Approaches to Safety in Inverse Reinforcement Learning
- Author(s): Scobee, Dexter Ryan Richard
- Advisor(s): Sastry, S. Shankar
- et al.
As the capabilities of robotic systems increase, we move closer to the vision of ubiquitous robotic assistance throughout our everyday lives. In transitioning robots and autonomous systems from traditional factory and industrial settings, it is critical that these systems are able to adapt to uncertain environments and the humans who populate them. In order to better understand and predict the behavior of these humans, Inverse Reinforcement Learning (IRL) uses demonstrations to infer the underlying motivations driving human actions. The information gained from IRL can be used to improve a robot’s understanding of the environment as well as to allow the robot to better interact with or assist humans.
In this dissertation, we address the challenge of incorporating safety into the application of IRL. We first consider safety in the context of using IRL for assisting humans in shared control tasks. Through a user study, we show how incorporating haptic feedback into human assistance can increase humans’ sense of control while improving safety in the presence of imperfect learning.

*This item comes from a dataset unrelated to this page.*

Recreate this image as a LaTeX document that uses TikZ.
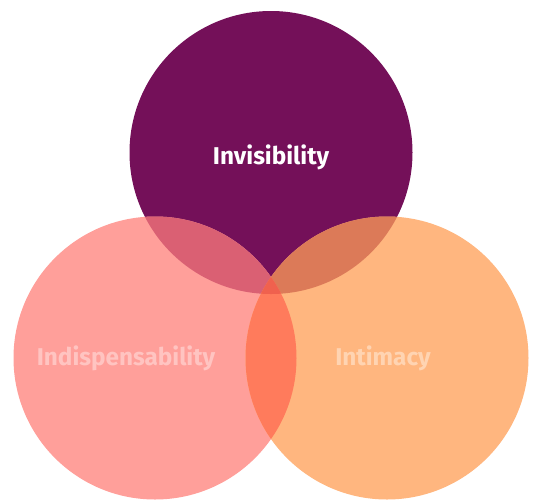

Further, we present our method for using IRL to automatically create such haptic feedback policies from task demonstrations.
We further address safety in IRL by incorporating notions of safety directly into the learning process. Currently, most work on IRL focuses on learning explanatory rewards that humans are modeled as optimizing. However, pure reward optimization can fail to effectively capture hard requirements, such as safety constraints. We draw on the definition of safety from Hamilton-Jacobi reachability analysis to infer human perceptions of safety and to modify robot behavior to respect these learned safety constraints. We also extend this work on learning constraints by adapting the framework of Maximum Entropy IRL in order to learn hard constraints given nominal task rewards, and we show how this technique infers the most likely constraints to align expected behavior with observed demonstrations.